- [DIRECTIVE]
Pictures aside, quote the whole listing exactly.

- [SUPPLIED MATERIAL]

-- Start --

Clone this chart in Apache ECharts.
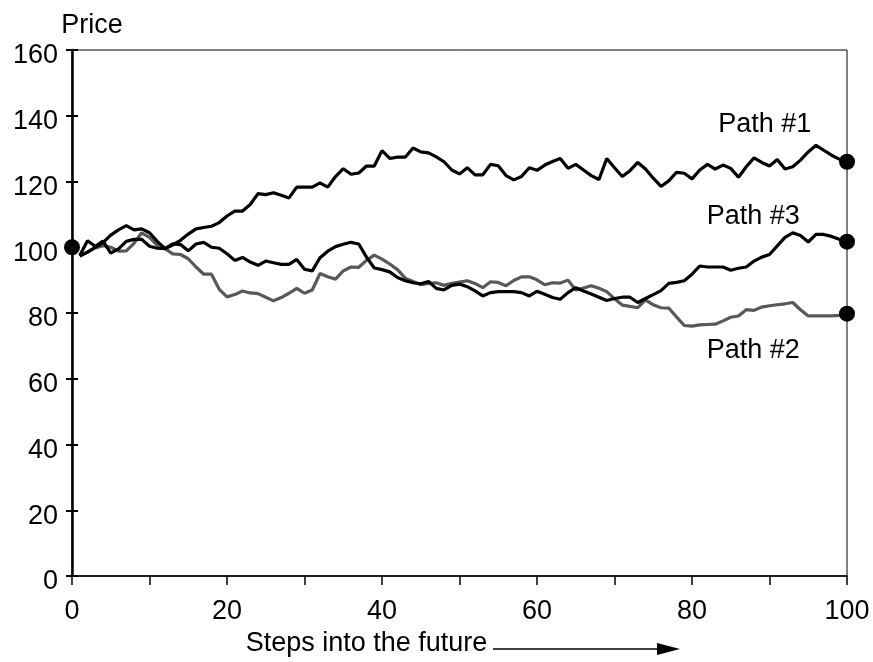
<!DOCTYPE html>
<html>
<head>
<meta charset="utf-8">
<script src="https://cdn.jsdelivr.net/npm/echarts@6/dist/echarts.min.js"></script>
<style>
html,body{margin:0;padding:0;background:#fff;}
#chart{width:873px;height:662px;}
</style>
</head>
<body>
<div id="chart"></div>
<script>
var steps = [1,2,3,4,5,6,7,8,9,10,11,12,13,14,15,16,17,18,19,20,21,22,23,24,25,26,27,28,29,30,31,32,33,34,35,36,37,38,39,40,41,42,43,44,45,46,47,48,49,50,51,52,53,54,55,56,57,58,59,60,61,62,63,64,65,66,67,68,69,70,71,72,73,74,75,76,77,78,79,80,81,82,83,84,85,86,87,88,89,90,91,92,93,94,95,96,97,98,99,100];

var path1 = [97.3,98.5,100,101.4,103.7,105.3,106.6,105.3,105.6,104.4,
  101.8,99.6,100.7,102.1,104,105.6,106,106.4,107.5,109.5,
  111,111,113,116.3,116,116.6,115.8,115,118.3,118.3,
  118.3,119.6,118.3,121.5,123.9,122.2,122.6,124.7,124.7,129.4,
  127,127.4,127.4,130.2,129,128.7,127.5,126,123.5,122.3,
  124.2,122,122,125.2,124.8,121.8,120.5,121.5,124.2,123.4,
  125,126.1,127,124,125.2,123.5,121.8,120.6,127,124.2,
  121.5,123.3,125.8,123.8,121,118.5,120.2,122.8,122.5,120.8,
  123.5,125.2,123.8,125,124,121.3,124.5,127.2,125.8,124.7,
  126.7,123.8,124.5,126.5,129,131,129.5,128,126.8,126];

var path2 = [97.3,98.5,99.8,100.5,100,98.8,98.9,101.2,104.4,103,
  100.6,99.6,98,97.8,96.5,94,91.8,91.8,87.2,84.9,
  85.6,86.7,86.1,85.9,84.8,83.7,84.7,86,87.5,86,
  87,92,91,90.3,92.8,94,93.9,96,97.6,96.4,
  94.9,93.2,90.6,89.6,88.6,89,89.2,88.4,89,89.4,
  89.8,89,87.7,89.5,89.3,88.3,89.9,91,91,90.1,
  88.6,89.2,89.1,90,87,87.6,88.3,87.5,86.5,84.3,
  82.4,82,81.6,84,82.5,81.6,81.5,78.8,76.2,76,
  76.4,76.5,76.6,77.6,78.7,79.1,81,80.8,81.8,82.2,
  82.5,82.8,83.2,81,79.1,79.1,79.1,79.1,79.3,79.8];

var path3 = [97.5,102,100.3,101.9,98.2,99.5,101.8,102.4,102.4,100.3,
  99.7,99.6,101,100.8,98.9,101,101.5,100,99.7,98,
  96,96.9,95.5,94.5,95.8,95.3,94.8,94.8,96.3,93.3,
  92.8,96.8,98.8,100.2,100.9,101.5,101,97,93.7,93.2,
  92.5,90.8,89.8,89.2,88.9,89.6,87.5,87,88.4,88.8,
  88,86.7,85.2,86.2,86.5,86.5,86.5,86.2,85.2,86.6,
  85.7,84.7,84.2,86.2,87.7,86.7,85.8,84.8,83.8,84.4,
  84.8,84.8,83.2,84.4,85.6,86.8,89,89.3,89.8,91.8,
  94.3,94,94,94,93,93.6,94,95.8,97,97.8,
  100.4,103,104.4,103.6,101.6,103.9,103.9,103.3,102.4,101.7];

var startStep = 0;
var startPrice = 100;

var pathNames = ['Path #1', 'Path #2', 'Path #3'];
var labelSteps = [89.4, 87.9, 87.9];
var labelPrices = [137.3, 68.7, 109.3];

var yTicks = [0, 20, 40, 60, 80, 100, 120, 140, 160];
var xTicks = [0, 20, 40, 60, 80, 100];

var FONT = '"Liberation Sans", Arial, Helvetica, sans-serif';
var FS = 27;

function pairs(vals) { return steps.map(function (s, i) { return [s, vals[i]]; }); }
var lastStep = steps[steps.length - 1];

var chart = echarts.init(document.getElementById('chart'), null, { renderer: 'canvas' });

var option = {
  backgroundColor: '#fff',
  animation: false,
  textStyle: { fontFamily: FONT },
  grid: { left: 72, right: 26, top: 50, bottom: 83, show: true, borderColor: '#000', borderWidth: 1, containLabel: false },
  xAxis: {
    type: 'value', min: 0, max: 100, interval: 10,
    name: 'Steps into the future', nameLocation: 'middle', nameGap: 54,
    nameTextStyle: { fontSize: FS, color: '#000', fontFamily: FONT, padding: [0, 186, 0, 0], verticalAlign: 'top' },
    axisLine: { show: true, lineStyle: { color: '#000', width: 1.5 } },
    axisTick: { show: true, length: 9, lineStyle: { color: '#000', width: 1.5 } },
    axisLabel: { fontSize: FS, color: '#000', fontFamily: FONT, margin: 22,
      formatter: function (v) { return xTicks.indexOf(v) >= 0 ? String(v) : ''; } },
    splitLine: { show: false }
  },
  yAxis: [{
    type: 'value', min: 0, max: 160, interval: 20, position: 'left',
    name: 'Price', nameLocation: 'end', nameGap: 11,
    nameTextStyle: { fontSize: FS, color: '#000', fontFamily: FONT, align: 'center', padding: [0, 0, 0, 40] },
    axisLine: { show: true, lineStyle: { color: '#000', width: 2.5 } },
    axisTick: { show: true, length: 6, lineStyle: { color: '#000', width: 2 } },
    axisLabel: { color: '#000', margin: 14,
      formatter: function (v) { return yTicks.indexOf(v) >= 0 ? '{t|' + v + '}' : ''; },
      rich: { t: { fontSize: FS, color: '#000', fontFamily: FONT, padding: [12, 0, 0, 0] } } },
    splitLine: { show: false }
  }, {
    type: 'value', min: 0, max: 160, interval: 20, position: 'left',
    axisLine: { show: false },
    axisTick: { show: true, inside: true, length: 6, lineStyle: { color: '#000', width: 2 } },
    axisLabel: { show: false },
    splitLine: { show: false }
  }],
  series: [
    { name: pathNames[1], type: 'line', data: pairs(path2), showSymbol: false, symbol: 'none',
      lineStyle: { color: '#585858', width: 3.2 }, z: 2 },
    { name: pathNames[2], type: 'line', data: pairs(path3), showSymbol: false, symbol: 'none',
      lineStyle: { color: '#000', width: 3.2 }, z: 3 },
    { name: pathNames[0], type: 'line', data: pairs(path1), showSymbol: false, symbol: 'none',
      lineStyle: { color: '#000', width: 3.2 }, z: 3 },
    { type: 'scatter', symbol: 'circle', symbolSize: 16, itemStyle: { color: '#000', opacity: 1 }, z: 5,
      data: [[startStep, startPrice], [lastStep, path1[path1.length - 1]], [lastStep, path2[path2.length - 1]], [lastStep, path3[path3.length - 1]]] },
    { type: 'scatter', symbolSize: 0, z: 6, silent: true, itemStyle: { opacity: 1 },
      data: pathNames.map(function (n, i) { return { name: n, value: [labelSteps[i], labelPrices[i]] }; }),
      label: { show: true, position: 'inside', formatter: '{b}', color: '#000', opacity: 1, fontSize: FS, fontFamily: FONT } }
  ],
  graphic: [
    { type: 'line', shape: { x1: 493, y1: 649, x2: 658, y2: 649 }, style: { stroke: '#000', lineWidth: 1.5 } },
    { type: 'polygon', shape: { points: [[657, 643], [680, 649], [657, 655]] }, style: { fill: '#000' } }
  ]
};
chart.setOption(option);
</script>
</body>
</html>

-- End --

- [EXERCISE ANSWER]
Clone this chart in Apache ECharts.
<!DOCTYPE html>
<html>
<head>
<meta charset="utf-8">
<script src="https://cdn.jsdelivr.net/npm/echarts@6/dist/echarts.min.js"></script>
<style>
html,body{margin:0;padding:0;background:#fff;}
#chart{width:873px;height:662px;}
</style>
</head>
<body>
<div id="chart"></div>
<script>
var steps = [1,2,3,4,5,6,7,8,9,10,11,12,13,14,15,16,17,18,19,20,21,22,23,24,25,26,27,28,29,30,31,32,33,34,35,36,37,38,39,40,41,42,43,44,45,46,47,48,49,50,51,52,53,54,55,56,57,58,59,60,61,62,63,64,65,66,67,68,69,70,71,72,73,74,75,76,77,78,79,80,81,82,83,84,85,86,87,88,89,90,91,92,93,94,95,96,97,98,99,100];

var path1 = [97.3,98.5,100,101.4,103.7,105.3,106.6,105.3,105.6,104.4,
  101.8,99.6,100.7,102.1,104,105.6,106,106.4,107.5,109.5,
  111,111,113,116.3,116,116.6,115.8,115,118.3,118.3,
  118.3,119.6,118.3,121.5,123.9,122.2,122.6,124.7,124.7,129.4,
  127,127.4,127.4,130.2,129,128.7,127.5,126,123.5,122.3,
  124.2,122,122,125.2,124.8,121.8,120.5,121.5,124.2,123.4,
  125,126.1,127,124,125.2,123.5,121.8,120.6,127,124.2,
  121.5,123.3,125.8,123.8,121,118.5,120.2,122.8,122.5,120.8,
  123.5,125.2,123.8,125,124,121.3,124.5,127.2,125.8,124.7,
  126.7,123.8,124.5,126.5,129,131,129.5,128,126.8,126];

var path2 = [97.3,98.5,99.8,100.5,100,98.8,98.9,101.2,104.4,103,
  100.6,99.6,98,97.8,96.5,94,91.8,91.8,87.2,84.9,
  85.6,86.7,86.1,85.9,84.8,83.7,84.7,86,87.5,86,
  87,92,91,90.3,92.8,94,93.9,96,97.6,96.4,
  94.9,93.2,90.6,89.6,88.6,89,89.2,88.4,89,89.4,
  89.8,89,87.7,89.5,89.3,88.3,89.9,91,91,90.1,
  88.6,89.2,89.1,90,87,87.6,88.3,87.5,86.5,84.3,
  82.4,82,81.6,84,82.5,81.6,81.5,78.8,76.2,76,
  76.4,76.5,76.6,77.6,78.7,79.1,81,80.8,81.8,82.2,
  82.5,82.8,83.2,81,79.1,79.1,79.1,79.1,79.3,79.8];

var path3 = [97.5,102,100.3,101.9,98.2,99.5,101.8,102.4,102.4,100.3,
  99.7,99.6,101,100.8,98.9,101,101.5,100,99.7,98,
  96,96.9,95.5,94.5,95.8,95.3,94.8,94.8,96.3,93.3,
  92.8,96.8,98.8,100.2,100.9,101.5,101,97,93.7,93.2,
  92.5,90.8,89.8,89.2,88.9,89.6,87.5,87,88.4,88.8,
  88,86.7,85.2,86.2,86.5,86.5,86.5,86.2,85.2,86.6,
  85.7,84.7,84.2,86.2,87.7,86.7,85.8,84.8,83.8,84.4,
  84.8,84.8,83.2,84.4,85.6,86.8,89,89.3,89.8,91.8,
  94.3,94,94,94,93,93.6,94,95.8,97,97.8,
  100.4,103,104.4,103.6,101.6,103.9,103.9,103.3,102.4,101.7];

var startStep = 0;
var startPrice = 100;

var pathNames = ['Path #1', 'Path #2', 'Path #3'];
var labelSteps = [89.4, 87.9, 87.9];
var labelPrices = [137.3, 68.7, 109.3];

var yTicks = [0, 20, 40, 60, 80, 100, 120, 140, 160];
var xTicks = [0, 20, 40, 60, 80, 100];

var FONT = '"Liberation Sans", Arial, Helvetica, sans-serif';
var FS = 27;

function pairs(vals) { return steps.map(function (s, i) { return [s, vals[i]]; }); }
var lastStep = steps[steps.length - 1];

var chart = echarts.init(document.getElementById('chart'), null, { renderer: 'canvas' });

var option = {
  backgroundColor: '#fff',
  animation: false,
  textStyle: { fontFamily: FONT },
  grid: { left: 72, right: 26, top: 50, bottom: 83, show: true, borderColor: '#000', borderWidth: 1, containLabel: false },
  xAxis: {
    type: 'value', min: 0, max: 100, interval: 10,
    name: 'Steps into the future', nameLocation: 'middle', nameGap: 54,
    nameTextStyle: { fontSize: FS, color: '#000', fontFamily: FONT, padding: [0, 186, 0, 0], verticalAlign: 'top' },
    axisLine: { show: true, lineStyle: { color: '#000', width: 1.5 } },
    axisTick: { show: true, length: 9, lineStyle: { color: '#000', width: 1.5 } },
    axisLabel: { fontSize: FS, color: '#000', fontFamily: FONT, margin: 22,
      formatter: function (v) { return xTicks.indexOf(v) >= 0 ? String(v) : ''; } },
    splitLine: { show: false }
  },
  yAxis: [{
    type: 'value', min: 0, max: 160, interval: 20, position: 'left',
    name: 'Price', nameLocation: 'end', nameGap: 11,
    nameTextStyle: { fontSize: FS, color: '#000', fontFamily: FONT, align: 'center', padding: [0, 0, 0, 40] },
    axisLine: { show: true, lineStyle: { color: '#000', width: 2.5 } },
    axisTick: { show: true, length: 6, lineStyle: { color: '#000', width: 2 } },
    axisLabel: { color: '#000', margin: 14,
      formatter: function (v) { return yTicks.indexOf(v) >= 0 ? '{t|' + v + '}' : ''; },
      rich: { t: { fontSize: FS, color: '#000', fontFamily: FONT, padding: [12, 0, 0, 0] } } },
    splitLine: { show: false }
  }, {
    type: 'value', min: 0, max: 160, interval: 20, position: 'left',
    axisLine: { show: false },
    axisTick: { show: true, inside: true, length: 6, lineStyle: { color: '#000', width: 2 } },
    axisLabel: { show: false },
    splitLine: { show: false }
  }],
  series: [
    { name: pathNames[1], type: 'line', data: pairs(path2), showSymbol: false, symbol: 'none',
      lineStyle: { color: '#585858', width: 3.2 }, z: 2 },
    { name: pathNames[2], type: 'line', data: pairs(path3), showSymbol: false, symbol: 'none',
      lineStyle: { color: '#000', width: 3.2 }, z: 3 },
    { name: pathNames[0], type: 'line', data: pairs(path1), showSymbol: false, symbol: 'none',
      lineStyle: { color: '#000', width: 3.2 }, z: 3 },
    { type: 'scatter', symbol: 'circle', symbolSize: 16, itemStyle: { color: '#000', opacity: 1 }, z: 5,
      data: [[startStep, startPrice], [lastStep, path1[path1.length - 1]], [lastStep, path2[path2.length - 1]], [lastStep, path3[path3.length - 1]]] },
    { type: 'scatter', symbolSize: 0, z: 6, silent: true, itemStyle: { opacity: 1 },
      data: pathNames.map(function (n, i) { return { name: n, value: [labelSteps[i], labelPrices[i]] }; }),
      label: { show: true, position: 'inside', formatter: '{b}', color: '#000', opacity: 1, fontSize: FS, fontFamily: FONT } }
  ],
  graphic: [
    { type: 'line', shape: { x1: 493, y1: 649, x2: 658, y2: 649 }, style: { stroke: '#000', lineWidth: 1.5 } },
    { type: 'polygon', shape: { points: [[657, 643], [680, 649], [657, 655]] }, style: { fill: '#000' } }
  ]
};
chart.setOption(option);
</script>
</body>
</html>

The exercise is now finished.